• Exercise instructions: Make an exact copy of each entry, leaving out every picture.

※

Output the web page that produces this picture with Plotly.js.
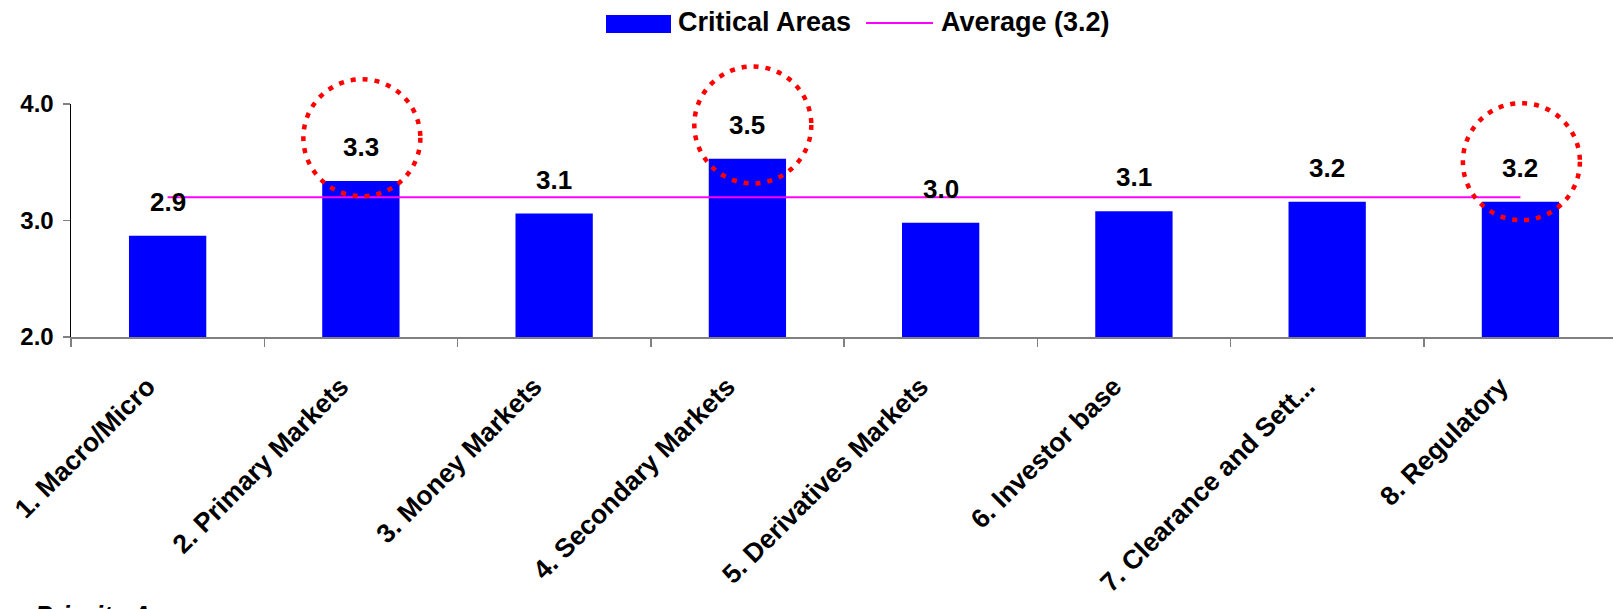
<!DOCTYPE html>
<html>
<head>
<meta charset="utf-8">
<script src="https://cdn.plot.ly/plotly-3.0.1.min.js"></script>
<style>html,body{margin:0;padding:0;background:#fff;overflow:hidden;}#chart{width:1613px;height:609px;}</style>
</head>
<body>
<div id="chart"></div>
<script>
// ---- data ----
const categories = ["1. Macro/Micro", "2. Primary Markets", "3. Money Markets", "4. Secondary Markets",
  "5. Derivatives Markets", "6. Investor base", "7. Clearance and Sett...", "8. Regulatory"];
const criticalAreas = [2.87, 3.34, 3.06, 3.53, 2.98, 3.08, 3.16, 3.16];
const averageValue = [3.2, 3.2, 3.2, 3.2, 3.2, 3.2, 3.2, 3.2];
const seriesNames = ["Critical Areas", "Average (3.2)"];
const highlightIndex = [1, 3, 7];           // circled categories
const highlightShift = [0.005, 0.028, 0.005]; // circle centre offset (category units)
const highlightCenter = [3.71, 3.82, 3.505];  // circle centre (value units)
const yTicks = [2, 3, 4];
const footnote = "Priority A";

// ---- layout helpers ----
const W = 1613, H = 609;
const M = {l: 71, r: 0, t: 104, b: 272};
const plotW = W - M.l - M.r, plotH = H - M.t - M.b;
const yMin = 2, yMax = 4;
const xRange = [-0.5, 7.479];
const px2paperX = p => (p - M.l) / plotW;
const px2paperY = p => (H - M.b - p) / plotH;
const font = "Arial, 'Liberation Sans', sans-serif";

const traces = [
  {type: "bar", x: categories, y: criticalAreas, name: seriesNames[0],
   marker: {color: "#0000FF"}, hoverinfo: "x+y", showlegend: false},
  {type: "scatter", mode: "lines", x: categories, y: averageValue, name: seriesNames[1],
   line: {color: "#FF00FF", width: 2}, showlegend: false}
];

const annotations = criticalAreas.map((v, i) => ({
  x: categories[i], y: v, xref: "x", yref: "y", text: v.toFixed(1), showarrow: false,
  yanchor: "bottom", yshift: 17, font: {family: font, size: 26, color: "#000", weight: 700}
}));

// custom legend (top centre)
annotations.push({xref: "paper", yref: "paper", x: px2paperX(676), y: px2paperY(22), xanchor: "left", yanchor: "middle",
  text: seriesNames[0], showarrow: false, font: {family: font, size: 27, color: "#000", weight: 700}});
annotations.push({xref: "paper", yref: "paper", x: px2paperX(939), y: px2paperY(22), xanchor: "left", yanchor: "middle",
  text: seriesNames[1], showarrow: false, font: {family: font, size: 27, color: "#000", weight: 700}});
annotations.push({xref: "paper", yref: "paper", x: px2paperX(33), y: px2paperY(598), xanchor: "left", yanchor: "top",
  text: "<b><i>" + footnote + "</i></b>", showarrow: false, font: {family: font, size: 26, color: "#000"}});

const shapes = [
  {type: "rect", xref: "paper", yref: "paper", x0: px2paperX(606), x1: px2paperX(671), y0: px2paperY(33), y1: px2paperY(15),
   fillcolor: "#0000FF", line: {width: 0}},
  {type: "line", xref: "paper", yref: "paper", x0: px2paperX(866), x1: px2paperX(933), y0: px2paperY(23), y1: px2paperY(23),
   line: {color: "#FF00FF", width: 2}}
];
const rPx = 58.5;
highlightIndex.forEach((idx, k) => {
  const cx = (idx + highlightShift[k] - xRange[0]) / (xRange[1] - xRange[0]);
  const cy = (highlightCenter[k] - yMin) / (yMax - yMin);
  shapes.push({type: "circle", xref: "paper", yref: "paper", layer: "above",
    x0: cx - rPx / plotW, x1: cx + rPx / plotW, y0: cy - rPx / plotH, y1: cy + rPx / plotH,
    line: {color: "#FF0000", width: 4.5, dash: "5px,7px"}, fillcolor: "rgba(0,0,0,0)"});
});

const layout = {
  width: W, height: H, margin: M, paper_bgcolor: "#fff", plot_bgcolor: "#fff",
  showlegend: false, bargap: 0.6,
  font: {family: font, color: "#000"},
  xaxis: {type: "category", range: xRange, showline: true, linecolor: "#808080", linewidth: 1.5,
    ticks: "outside", tickson: "boundaries", ticklen: 8, tickcolor: "#808080", tickwidth: 1.5,
    tickangle: -45, ticklabelstandoff: 22, ticklabelshift: -20,
    tickfont: {family: font, size: 26.5, color: "#000", weight: 700},
    showgrid: false, zeroline: false, fixedrange: true},
  yaxis: {range: [yMin, yMax], tickvals: yTicks, tickformat: ".1f", showline: true, linecolor: "#000", linewidth: 1.5,
    ticks: "outside", ticklen: 7, tickcolor: "#808080", tickwidth: 1.5, ticklabelstandoff: 4,
    tickfont: {family: font, size: 24, color: "#000", weight: 700},
    showgrid: false, zeroline: false, fixedrange: true},
  annotations: annotations,
  shapes: shapes
};

Plotly.newPlot("chart", traces, layout, {displayModeBar: false, staticPlot: true});
</script>
</body>
</html>
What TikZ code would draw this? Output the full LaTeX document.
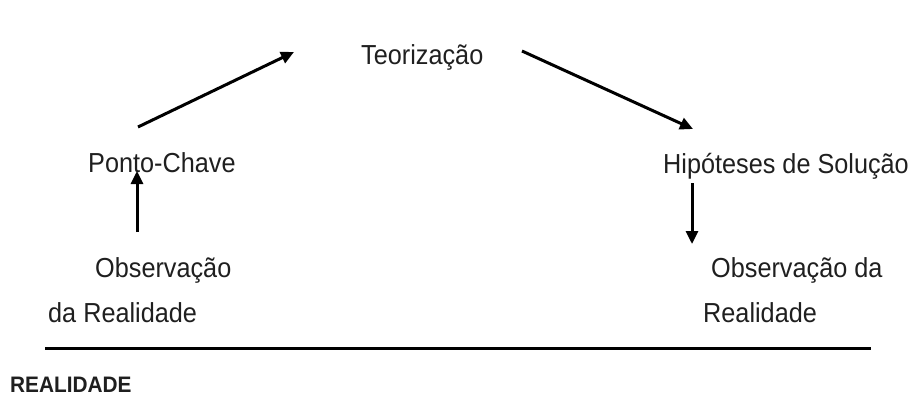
\documentclass[tikz,border=0pt]{standalone}
\usepackage{fontspec}
\setmainfont{Liberation Sans}
\usetikzlibrary{arrows.meta}
\newcommand{\tallt}[1]{\scalebox{1.01}[1.1]{#1}}
\tikzset{
  lbl/.style={anchor=base west, inner sep=0pt, font=\fontsize{25}{30}\selectfont, text=black!88},
  arr/.style={line width=3pt, -{Triangle[length=13pt,width=12pt]}},
}
\begin{document}
\begin{tikzpicture}[x=1pt,y=-1pt]
\useasboundingbox (0,0) rectangle (911,396);
\node[lbl] (teo) at (361,65) {\tallt{Teorização}};
\node[lbl] (pc) at (88,172) {\tallt{Ponto-Chave}};
\node[lbl] (hip) at (663,173) {\tallt{Hipóteses de Solução}};
\node[lbl] (obs1) at (95,277) {\tallt{Observação}};
\node[lbl] (real1) at (48,322) {\tallt{da Realidade}};
\node[lbl] (obs2) at (711,277) {\tallt{Observação da}};
\node[lbl] (real2) at (703,322) {\tallt{Realidade}};
\node[anchor=base west, inner sep=0pt, font=\bfseries\fontsize{20}{24}\selectfont, text=black!88] (rl) at (10,392) {\scalebox{1.04}[1.12]{REALIDADE}};
\coordinate (a1s) at (138,127);
\coordinate (a1e) at (294,52);
\coordinate (a2s) at (522,51);
\coordinate (a2e) at (693,129);
\coordinate (a3s) at (137,232);
\coordinate (a3e) at (137,171);
\coordinate (a4s) at (692,183);
\coordinate (a4e) at (692,244);
\coordinate (ls) at (45,348);
\coordinate (le) at (871,348);
\draw[arr] (a1s) -- (a1e);
\draw[arr] (a2s) -- (a2e);
\draw[arr] (a3s) -- (a3e);
\draw[arr] (a4s) -- (a4e);
\draw[line width=3pt] (ls) -- (le);
\end{tikzpicture}
\end{document}
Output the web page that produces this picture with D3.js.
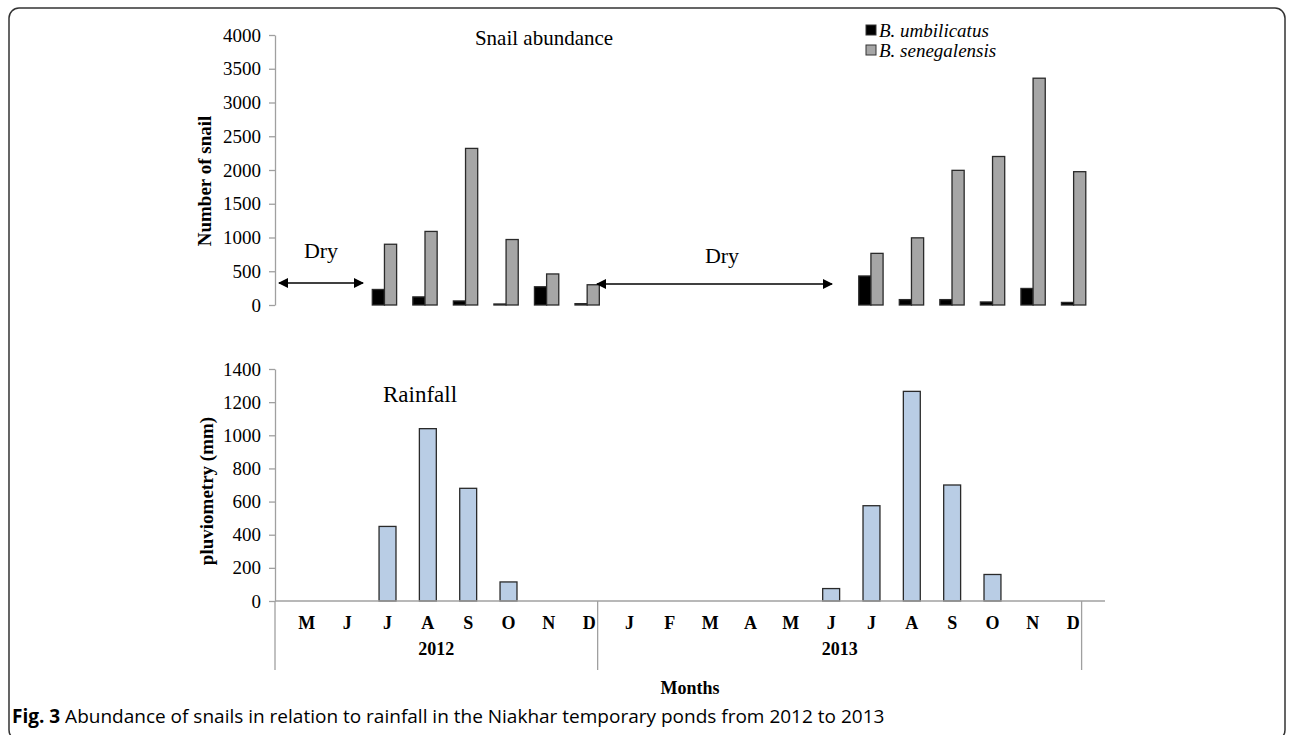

※

• Written solution:
Output the web page that produces this picture with Plotly.js.
<!DOCTYPE html>
<html>
<head>
<meta charset="utf-8">
<script src="https://cdn.plot.ly/plotly-3.0.1.min.js"></script>
<style>html,body{margin:0;padding:0;background:#fff;overflow:hidden;}#chart{width:1613px;height:609px;}</style>
</head>
<body>
<div id="chart"></div>
<script>
// ---- data ----
const categories = ["1. Macro/Micro", "2. Primary Markets", "3. Money Markets", "4. Secondary Markets",
  "5. Derivatives Markets", "6. Investor base", "7. Clearance and Sett...", "8. Regulatory"];
const criticalAreas = [2.87, 3.34, 3.06, 3.53, 2.98, 3.08, 3.16, 3.16];
const averageValue = [3.2, 3.2, 3.2, 3.2, 3.2, 3.2, 3.2, 3.2];
const seriesNames = ["Critical Areas", "Average (3.2)"];
const highlightIndex = [1, 3, 7];           // circled categories
const highlightShift = [0.005, 0.028, 0.005]; // circle centre offset (category units)
const highlightCenter = [3.71, 3.82, 3.505];  // circle centre (value units)
const yTicks = [2, 3, 4];
const footnote = "Priority A";

// ---- layout helpers ----
const W = 1613, H = 609;
const M = {l: 71, r: 0, t: 104, b: 272};
const plotW = W - M.l - M.r, plotH = H - M.t - M.b;
const yMin = 2, yMax = 4;
const xRange = [-0.5, 7.479];
const px2paperX = p => (p - M.l) / plotW;
const px2paperY = p => (H - M.b - p) / plotH;
const font = "Arial, 'Liberation Sans', sans-serif";

const traces = [
  {type: "bar", x: categories, y: criticalAreas, name: seriesNames[0],
   marker: {color: "#0000FF"}, hoverinfo: "x+y", showlegend: false},
  {type: "scatter", mode: "lines", x: categories, y: averageValue, name: seriesNames[1],
   line: {color: "#FF00FF", width: 2}, showlegend: false}
];

const annotations = criticalAreas.map((v, i) => ({
  x: categories[i], y: v, xref: "x", yref: "y", text: v.toFixed(1), showarrow: false,
  yanchor: "bottom", yshift: 17, font: {family: font, size: 26, color: "#000", weight: 700}
}));

// custom legend (top centre)
annotations.push({xref: "paper", yref: "paper", x: px2paperX(676), y: px2paperY(22), xanchor: "left", yanchor: "middle",
  text: seriesNames[0], showarrow: false, font: {family: font, size: 27, color: "#000", weight: 700}});
annotations.push({xref: "paper", yref: "paper", x: px2paperX(939), y: px2paperY(22), xanchor: "left", yanchor: "middle",
  text: seriesNames[1], showarrow: false, font: {family: font, size: 27, color: "#000", weight: 700}});
annotations.push({xref: "paper", yref: "paper", x: px2paperX(33), y: px2paperY(598), xanchor: "left", yanchor: "top",
  text: "<b><i>" + footnote + "</i></b>", showarrow: false, font: {family: font, size: 26, color: "#000"}});

const shapes = [
  {type: "rect", xref: "paper", yref: "paper", x0: px2paperX(606), x1: px2paperX(671), y0: px2paperY(33), y1: px2paperY(15),
   fillcolor: "#0000FF", line: {width: 0}},
  {type: "line", xref: "paper", yref: "paper", x0: px2paperX(866), x1: px2paperX(933), y0: px2paperY(23), y1: px2paperY(23),
   line: {color: "#FF00FF", width: 2}}
];
const rPx = 58.5;
highlightIndex.forEach((idx, k) => {
  const cx = (idx + highlightShift[k] - xRange[0]) / (xRange[1] - xRange[0]);
  const cy = (highlightCenter[k] - yMin) / (yMax - yMin);
  shapes.push({type: "circle", xref: "paper", yref: "paper", layer: "above",
    x0: cx - rPx / plotW, x1: cx + rPx / plotW, y0: cy - rPx / plotH, y1: cy + rPx / plotH,
    line: {color: "#FF0000", width: 4.5, dash: "5px,7px"}, fillcolor: "rgba(0,0,0,0)"});
});

const layout = {
  width: W, height: H, margin: M, paper_bgcolor: "#fff", plot_bgcolor: "#fff",
  showlegend: false, bargap: 0.6,
  font: {family: font, color: "#000"},
  xaxis: {type: "category", range: xRange, showline: true, linecolor: "#808080", linewidth: 1.5,
    ticks: "outside", tickson: "boundaries", ticklen: 8, tickcolor: "#808080", tickwidth: 1.5,
    tickangle: -45, ticklabelstandoff: 22, ticklabelshift: -20,
    tickfont: {family: font, size: 26.5, color: "#000", weight: 700},
    showgrid: false, zeroline: false, fixedrange: true},
  yaxis: {range: [yMin, yMax], tickvals: yTicks, tickformat: ".1f", showline: true, linecolor: "#000", linewidth: 1.5,
    ticks: "outside", ticklen: 7, tickcolor: "#808080", tickwidth: 1.5, ticklabelstandoff: 4,
    tickfont: {family: font, size: 24, color: "#000", weight: 700},
    showgrid: false, zeroline: false, fixedrange: true},
  annotations: annotations,
  shapes: shapes
};

Plotly.newPlot("chart", traces, layout, {displayModeBar: false, staticPlot: true});
</script>
</body>
</html>
What TikZ code would draw this? Output the full LaTeX document.
\documentclass[tikz,border=0pt]{standalone}
\usepackage{fontspec}
\setmainfont{Liberation Sans}
\usetikzlibrary{arrows.meta}
\newcommand{\tallt}[1]{\scalebox{1.01}[1.1]{#1}}
\tikzset{
  lbl/.style={anchor=base west, inner sep=0pt, font=\fontsize{25}{30}\selectfont, text=black!88},
  arr/.style={line width=3pt, -{Triangle[length=13pt,width=12pt]}},
}
\begin{document}
\begin{tikzpicture}[x=1pt,y=-1pt]
\useasboundingbox (0,0) rectangle (911,396);
\node[lbl] (teo) at (361,65) {\tallt{Teorização}};
\node[lbl] (pc) at (88,172) {\tallt{Ponto-Chave}};
\node[lbl] (hip) at (663,173) {\tallt{Hipóteses de Solução}};
\node[lbl] (obs1) at (95,277) {\tallt{Observação}};
\node[lbl] (real1) at (48,322) {\tallt{da Realidade}};
\node[lbl] (obs2) at (711,277) {\tallt{Observação da}};
\node[lbl] (real2) at (703,322) {\tallt{Realidade}};
\node[anchor=base west, inner sep=0pt, font=\bfseries\fontsize{20}{24}\selectfont, text=black!88] (rl) at (10,392) {\scalebox{1.04}[1.12]{REALIDADE}};
\coordinate (a1s) at (138,127);
\coordinate (a1e) at (294,52);
\coordinate (a2s) at (522,51);
\coordinate (a2e) at (693,129);
\coordinate (a3s) at (137,232);
\coordinate (a3e) at (137,171);
\coordinate (a4s) at (692,183);
\coordinate (a4e) at (692,244);
\coordinate (ls) at (45,348);
\coordinate (le) at (871,348);
\draw[arr] (a1s) -- (a1e);
\draw[arr] (a2s) -- (a2e);
\draw[arr] (a3s) -- (a3e);
\draw[arr] (a4s) -- (a4e);
\draw[line width=3pt] (ls) -- (le);
\end{tikzpicture}
\end{document}
Output the web page that produces this picture with D3.js.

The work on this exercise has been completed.